* _Required work_:
Starting at the line that contains "Clone this diagram in TikZ.", copy every line down to the line that contains "to[rim=16] (635,106) -- cycle;", inclusive, exactly as it stands. Omit all other lines.

* _Given information_:
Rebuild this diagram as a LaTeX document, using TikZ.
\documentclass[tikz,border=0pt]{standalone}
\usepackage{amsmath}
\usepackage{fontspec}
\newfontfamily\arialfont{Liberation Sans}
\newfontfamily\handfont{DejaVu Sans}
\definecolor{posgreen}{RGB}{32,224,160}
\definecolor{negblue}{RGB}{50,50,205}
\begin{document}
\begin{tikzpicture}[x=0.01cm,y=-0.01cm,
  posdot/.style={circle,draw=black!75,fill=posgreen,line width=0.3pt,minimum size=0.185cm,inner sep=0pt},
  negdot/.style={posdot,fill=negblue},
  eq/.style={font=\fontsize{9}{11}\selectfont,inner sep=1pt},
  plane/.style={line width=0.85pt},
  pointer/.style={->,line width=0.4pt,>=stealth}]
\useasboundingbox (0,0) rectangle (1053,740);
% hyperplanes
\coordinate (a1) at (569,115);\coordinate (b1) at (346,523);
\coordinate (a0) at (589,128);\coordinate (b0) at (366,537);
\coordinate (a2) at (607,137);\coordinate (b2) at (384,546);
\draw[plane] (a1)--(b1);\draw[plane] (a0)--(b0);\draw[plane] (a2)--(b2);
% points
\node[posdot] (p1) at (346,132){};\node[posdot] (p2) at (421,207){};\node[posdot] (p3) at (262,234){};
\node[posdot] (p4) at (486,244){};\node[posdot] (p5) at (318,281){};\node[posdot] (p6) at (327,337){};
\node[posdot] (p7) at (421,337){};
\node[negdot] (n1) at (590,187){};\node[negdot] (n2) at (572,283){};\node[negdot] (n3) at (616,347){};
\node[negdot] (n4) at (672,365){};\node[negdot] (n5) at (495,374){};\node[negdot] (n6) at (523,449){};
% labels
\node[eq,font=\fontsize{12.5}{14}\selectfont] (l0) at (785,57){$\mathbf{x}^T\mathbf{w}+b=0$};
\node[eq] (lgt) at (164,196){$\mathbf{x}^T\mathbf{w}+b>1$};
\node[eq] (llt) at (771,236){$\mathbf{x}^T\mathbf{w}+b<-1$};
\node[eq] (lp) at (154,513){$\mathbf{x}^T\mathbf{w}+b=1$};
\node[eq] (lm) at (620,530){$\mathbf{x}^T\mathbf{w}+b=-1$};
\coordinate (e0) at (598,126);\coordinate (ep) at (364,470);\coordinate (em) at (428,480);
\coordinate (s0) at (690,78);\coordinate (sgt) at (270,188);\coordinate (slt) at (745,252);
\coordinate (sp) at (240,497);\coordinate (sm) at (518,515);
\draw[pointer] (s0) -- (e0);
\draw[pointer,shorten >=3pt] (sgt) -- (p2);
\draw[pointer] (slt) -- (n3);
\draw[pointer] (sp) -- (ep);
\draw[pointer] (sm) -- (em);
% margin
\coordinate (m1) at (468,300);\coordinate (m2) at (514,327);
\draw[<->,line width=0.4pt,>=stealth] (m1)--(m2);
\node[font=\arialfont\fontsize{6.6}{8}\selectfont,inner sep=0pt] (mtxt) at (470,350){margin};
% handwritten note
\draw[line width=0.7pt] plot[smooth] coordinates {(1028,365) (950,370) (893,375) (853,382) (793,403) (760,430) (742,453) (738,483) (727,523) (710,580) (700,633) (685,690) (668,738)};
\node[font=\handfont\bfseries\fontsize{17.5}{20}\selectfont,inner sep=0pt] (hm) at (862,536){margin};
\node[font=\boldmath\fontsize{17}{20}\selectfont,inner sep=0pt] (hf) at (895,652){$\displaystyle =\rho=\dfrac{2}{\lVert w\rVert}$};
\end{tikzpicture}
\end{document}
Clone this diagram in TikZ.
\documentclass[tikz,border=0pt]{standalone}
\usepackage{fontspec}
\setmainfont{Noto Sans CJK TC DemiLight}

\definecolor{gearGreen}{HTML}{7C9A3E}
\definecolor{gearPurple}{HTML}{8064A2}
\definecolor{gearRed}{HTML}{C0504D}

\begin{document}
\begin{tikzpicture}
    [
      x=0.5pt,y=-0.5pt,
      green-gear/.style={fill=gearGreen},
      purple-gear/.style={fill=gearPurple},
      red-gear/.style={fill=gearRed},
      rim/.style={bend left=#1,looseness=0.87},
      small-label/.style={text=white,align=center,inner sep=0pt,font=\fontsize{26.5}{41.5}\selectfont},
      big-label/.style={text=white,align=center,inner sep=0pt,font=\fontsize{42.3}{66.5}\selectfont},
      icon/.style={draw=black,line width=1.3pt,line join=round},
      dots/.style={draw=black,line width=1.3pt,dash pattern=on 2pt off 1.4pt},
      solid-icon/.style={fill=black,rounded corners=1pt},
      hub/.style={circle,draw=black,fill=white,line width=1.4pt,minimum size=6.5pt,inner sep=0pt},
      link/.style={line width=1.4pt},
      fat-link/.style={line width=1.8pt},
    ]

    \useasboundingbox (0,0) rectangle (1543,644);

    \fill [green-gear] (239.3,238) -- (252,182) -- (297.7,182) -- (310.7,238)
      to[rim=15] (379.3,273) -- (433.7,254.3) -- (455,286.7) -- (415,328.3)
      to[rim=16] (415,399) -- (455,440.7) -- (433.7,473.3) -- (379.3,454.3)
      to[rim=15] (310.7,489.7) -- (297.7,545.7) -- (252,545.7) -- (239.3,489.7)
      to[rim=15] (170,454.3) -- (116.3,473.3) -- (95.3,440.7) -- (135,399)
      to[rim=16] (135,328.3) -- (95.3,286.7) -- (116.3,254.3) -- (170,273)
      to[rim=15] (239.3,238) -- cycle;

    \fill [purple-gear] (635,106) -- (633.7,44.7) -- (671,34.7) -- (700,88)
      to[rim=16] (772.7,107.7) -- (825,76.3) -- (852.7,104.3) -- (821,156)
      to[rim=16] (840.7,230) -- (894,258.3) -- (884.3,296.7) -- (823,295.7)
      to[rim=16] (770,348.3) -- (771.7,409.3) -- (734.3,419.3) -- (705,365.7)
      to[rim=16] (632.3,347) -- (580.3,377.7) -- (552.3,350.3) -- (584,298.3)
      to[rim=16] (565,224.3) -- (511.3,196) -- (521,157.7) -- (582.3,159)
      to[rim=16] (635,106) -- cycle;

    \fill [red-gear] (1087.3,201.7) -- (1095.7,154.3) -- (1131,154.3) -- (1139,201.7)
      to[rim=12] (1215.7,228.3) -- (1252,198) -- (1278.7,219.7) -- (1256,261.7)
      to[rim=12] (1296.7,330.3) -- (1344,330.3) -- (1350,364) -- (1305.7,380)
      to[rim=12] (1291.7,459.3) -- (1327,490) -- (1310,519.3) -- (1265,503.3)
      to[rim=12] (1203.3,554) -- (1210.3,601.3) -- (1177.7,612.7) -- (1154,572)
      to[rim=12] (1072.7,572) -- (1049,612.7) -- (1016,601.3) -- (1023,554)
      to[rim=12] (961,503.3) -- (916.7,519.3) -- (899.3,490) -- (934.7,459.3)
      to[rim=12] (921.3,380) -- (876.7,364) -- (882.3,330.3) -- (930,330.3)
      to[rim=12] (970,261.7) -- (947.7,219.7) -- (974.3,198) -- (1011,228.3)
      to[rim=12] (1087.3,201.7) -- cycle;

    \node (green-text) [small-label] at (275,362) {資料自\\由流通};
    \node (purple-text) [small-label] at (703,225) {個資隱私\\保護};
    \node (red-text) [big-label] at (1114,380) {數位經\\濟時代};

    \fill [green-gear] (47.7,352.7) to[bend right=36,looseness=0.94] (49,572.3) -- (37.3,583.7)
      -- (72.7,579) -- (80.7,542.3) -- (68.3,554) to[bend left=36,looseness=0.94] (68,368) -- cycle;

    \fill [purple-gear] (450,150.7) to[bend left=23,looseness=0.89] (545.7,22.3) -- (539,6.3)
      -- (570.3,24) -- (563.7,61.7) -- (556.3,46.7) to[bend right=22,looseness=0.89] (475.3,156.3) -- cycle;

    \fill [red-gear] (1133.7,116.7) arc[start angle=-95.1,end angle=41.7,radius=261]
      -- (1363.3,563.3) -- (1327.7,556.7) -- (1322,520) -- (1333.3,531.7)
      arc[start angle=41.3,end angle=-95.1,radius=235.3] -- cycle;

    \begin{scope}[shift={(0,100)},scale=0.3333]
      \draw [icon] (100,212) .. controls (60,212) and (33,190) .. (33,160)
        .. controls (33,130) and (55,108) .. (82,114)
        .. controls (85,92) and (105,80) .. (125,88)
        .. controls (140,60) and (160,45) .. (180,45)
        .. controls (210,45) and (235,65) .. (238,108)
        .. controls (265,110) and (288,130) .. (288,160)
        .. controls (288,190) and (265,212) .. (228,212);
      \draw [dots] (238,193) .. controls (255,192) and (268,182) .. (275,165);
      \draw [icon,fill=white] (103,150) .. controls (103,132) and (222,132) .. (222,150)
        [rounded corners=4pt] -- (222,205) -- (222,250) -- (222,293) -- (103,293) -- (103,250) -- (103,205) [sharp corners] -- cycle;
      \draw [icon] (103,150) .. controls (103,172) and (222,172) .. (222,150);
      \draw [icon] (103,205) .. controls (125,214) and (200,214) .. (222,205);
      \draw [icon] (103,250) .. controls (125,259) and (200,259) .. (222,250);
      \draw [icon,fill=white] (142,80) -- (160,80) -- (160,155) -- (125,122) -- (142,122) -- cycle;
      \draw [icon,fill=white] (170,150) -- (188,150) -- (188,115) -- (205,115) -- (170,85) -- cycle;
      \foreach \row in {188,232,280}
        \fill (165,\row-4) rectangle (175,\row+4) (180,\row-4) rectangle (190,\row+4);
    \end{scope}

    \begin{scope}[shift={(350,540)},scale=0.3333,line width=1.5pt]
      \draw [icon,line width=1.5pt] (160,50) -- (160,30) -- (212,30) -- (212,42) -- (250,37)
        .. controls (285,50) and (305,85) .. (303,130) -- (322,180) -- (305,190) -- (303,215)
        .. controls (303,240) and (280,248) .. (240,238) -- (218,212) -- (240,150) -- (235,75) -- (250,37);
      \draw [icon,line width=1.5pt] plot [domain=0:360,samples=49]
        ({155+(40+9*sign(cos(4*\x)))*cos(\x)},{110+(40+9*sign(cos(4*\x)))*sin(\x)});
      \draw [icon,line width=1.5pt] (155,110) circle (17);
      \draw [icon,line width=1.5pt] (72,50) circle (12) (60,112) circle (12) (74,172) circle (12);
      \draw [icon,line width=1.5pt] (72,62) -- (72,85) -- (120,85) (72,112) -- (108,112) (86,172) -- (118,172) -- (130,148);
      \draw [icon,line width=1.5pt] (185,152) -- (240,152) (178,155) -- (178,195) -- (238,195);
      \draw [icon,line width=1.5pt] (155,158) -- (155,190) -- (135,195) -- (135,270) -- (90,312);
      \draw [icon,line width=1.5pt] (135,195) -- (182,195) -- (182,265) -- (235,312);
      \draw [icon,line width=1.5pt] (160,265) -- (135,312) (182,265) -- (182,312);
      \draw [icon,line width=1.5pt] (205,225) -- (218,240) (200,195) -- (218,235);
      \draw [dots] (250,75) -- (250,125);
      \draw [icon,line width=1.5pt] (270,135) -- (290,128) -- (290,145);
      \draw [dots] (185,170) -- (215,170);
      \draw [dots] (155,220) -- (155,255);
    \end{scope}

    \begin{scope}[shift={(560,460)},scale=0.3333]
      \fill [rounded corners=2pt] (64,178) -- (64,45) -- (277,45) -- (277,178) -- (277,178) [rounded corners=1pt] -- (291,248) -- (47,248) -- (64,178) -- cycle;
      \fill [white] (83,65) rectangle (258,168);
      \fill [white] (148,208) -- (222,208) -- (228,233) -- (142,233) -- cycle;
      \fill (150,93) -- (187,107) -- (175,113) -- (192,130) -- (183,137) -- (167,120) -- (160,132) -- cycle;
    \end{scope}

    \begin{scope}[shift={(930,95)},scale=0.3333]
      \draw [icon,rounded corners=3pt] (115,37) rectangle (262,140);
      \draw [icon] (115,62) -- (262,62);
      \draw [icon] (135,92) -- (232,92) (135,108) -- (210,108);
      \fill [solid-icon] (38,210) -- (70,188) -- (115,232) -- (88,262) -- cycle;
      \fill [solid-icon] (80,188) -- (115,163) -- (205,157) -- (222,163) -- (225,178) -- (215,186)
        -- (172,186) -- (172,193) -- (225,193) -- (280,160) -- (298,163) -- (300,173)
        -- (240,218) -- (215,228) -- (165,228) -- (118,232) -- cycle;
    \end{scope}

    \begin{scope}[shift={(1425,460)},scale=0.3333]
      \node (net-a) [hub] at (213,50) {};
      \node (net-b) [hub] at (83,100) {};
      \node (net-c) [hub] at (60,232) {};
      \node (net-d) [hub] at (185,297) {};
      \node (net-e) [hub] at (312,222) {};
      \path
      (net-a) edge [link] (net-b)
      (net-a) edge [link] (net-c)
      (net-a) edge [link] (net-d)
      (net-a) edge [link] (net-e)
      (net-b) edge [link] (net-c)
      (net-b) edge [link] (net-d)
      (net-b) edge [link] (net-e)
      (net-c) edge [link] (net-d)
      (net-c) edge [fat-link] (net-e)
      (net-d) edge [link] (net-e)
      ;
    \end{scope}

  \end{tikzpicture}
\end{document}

* _Reply to the exercise_:
Clone this diagram in TikZ.
\documentclass[tikz,border=0pt]{standalone}
\usepackage{fontspec}
\setmainfont{Noto Sans CJK TC DemiLight}

\definecolor{gearGreen}{HTML}{7C9A3E}
\definecolor{gearPurple}{HTML}{8064A2}
\definecolor{gearRed}{HTML}{C0504D}

\begin{document}
\begin{tikzpicture}
    [
      x=0.5pt,y=-0.5pt,
      green-gear/.style={fill=gearGreen},
      purple-gear/.style={fill=gearPurple},
      red-gear/.style={fill=gearRed},
      rim/.style={bend left=#1,looseness=0.87},
      small-label/.style={text=white,align=center,inner sep=0pt,font=\fontsize{26.5}{41.5}\selectfont},
      big-label/.style={text=white,align=center,inner sep=0pt,font=\fontsize{42.3}{66.5}\selectfont},
      icon/.style={draw=black,line width=1.3pt,line join=round},
      dots/.style={draw=black,line width=1.3pt,dash pattern=on 2pt off 1.4pt},
      solid-icon/.style={fill=black,rounded corners=1pt},
      hub/.style={circle,draw=black,fill=white,line width=1.4pt,minimum size=6.5pt,inner sep=0pt},
      link/.style={line width=1.4pt},
      fat-link/.style={line width=1.8pt},
    ]

    \useasboundingbox (0,0) rectangle (1543,644);

    \fill [green-gear] (239.3,238) -- (252,182) -- (297.7,182) -- (310.7,238)
      to[rim=15] (379.3,273) -- (433.7,254.3) -- (455,286.7) -- (415,328.3)
      to[rim=16] (415,399) -- (455,440.7) -- (433.7,473.3) -- (379.3,454.3)
      to[rim=15] (310.7,489.7) -- (297.7,545.7) -- (252,545.7) -- (239.3,489.7)
      to[rim=15] (170,454.3) -- (116.3,473.3) -- (95.3,440.7) -- (135,399)
      to[rim=16] (135,328.3) -- (95.3,286.7) -- (116.3,254.3) -- (170,273)
      to[rim=15] (239.3,238) -- cycle;

    \fill [purple-gear] (635,106) -- (633.7,44.7) -- (671,34.7) -- (700,88)
      to[rim=16] (772.7,107.7) -- (825,76.3) -- (852.7,104.3) -- (821,156)
      to[rim=16] (840.7,230) -- (894,258.3) -- (884.3,296.7) -- (823,295.7)
      to[rim=16] (770,348.3) -- (771.7,409.3) -- (734.3,419.3) -- (705,365.7)
      to[rim=16] (632.3,347) -- (580.3,377.7) -- (552.3,350.3) -- (584,298.3)
      to[rim=16] (565,224.3) -- (511.3,196) -- (521,157.7) -- (582.3,159)
      to[rim=16] (635,106) -- cycle;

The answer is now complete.